Arif Noori dulu kepala publikasi Mingguan Qeyaam di provinsi utara Afghanistan. Publikasi ini didanai Asia Foundation dari 2010 hingga 2014, sampai mereka terpaksa tutup karena kekurangan dana.
“Situasi media memburuk pada 2014. Anggaran kami terhenti. Kantor regional Asia Foundation yang mendukung kami tutup karena mereka merasa tidak aman. Tanpa anggaran, kami juga harus menutup kantor,” kata Arif.
Beberapa pemilik media meminta pemerintah untuk mendukung media komersial dan independen, dan menyelamatkan mereka dari keruntuhan. Tapi pemerintah mengatakan tidak bisa melakukan apa-apa.
Saber Mohmand dari Kementerian Informasi dan Kebudayaan Afghanistan. “Media swasta adalah milik swasta, yang dibuka dengan uang dan dukungan swasta. Kami tidak bisa melakukan apa-apa untuk mendukung media swasta,” katanya.
Pakar media percaya situasi saat ini akibat perencanaan yang buruk. Pemerintah memberikan ribuan ijin untuk media dalam waktu yang sangat singkat.
Pemilik media dan penyandang dana internasional juga tidak punya rencana untuk memastikan keberhasilan media dalam jangka panjang. Jadi ketika dana dari luar berhenti, media pun terdampak.

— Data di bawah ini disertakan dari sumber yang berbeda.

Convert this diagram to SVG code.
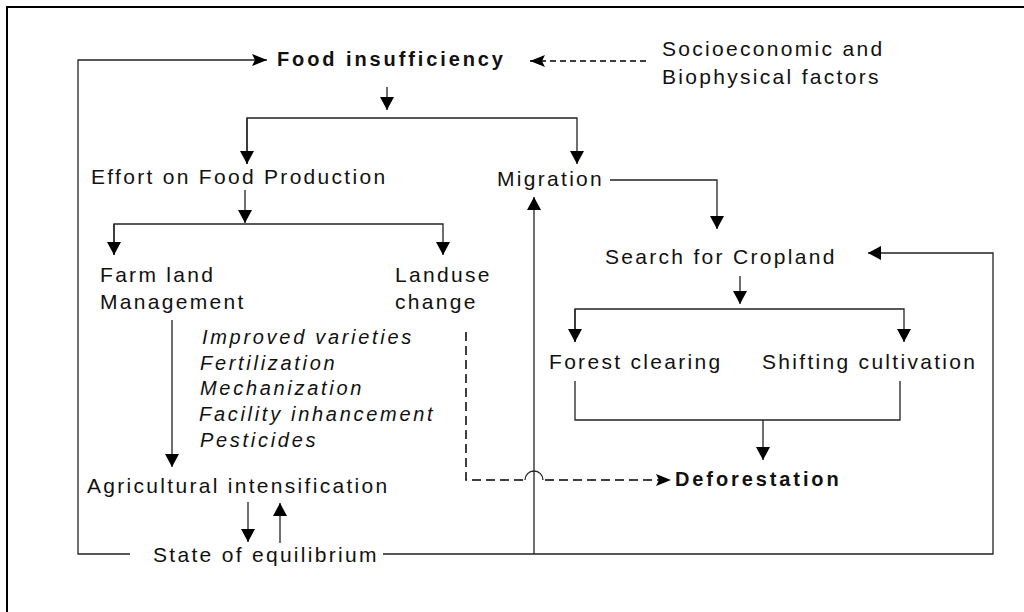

Warga Kabul, Arif Azizi, mengaku menikmati ledakan media di Afghanistan. Menurutnya ini membantu meningkatkan akuntabilitas dalam pemerintahan dan masyarakat. Tapi dia khawatir menyusutnya jumlah media akan membuat orang Afghanistan menderita.
“Makin banyak media makin banyak informasi yang bisa didapat masyarakat. Kalau banyak media tutup, informasi yang didapat masyarakat pun berkurang. Kasus-kasus kejahatan yang dulu dimuat di media akan kembali meningkat,” kata Arif Azizi.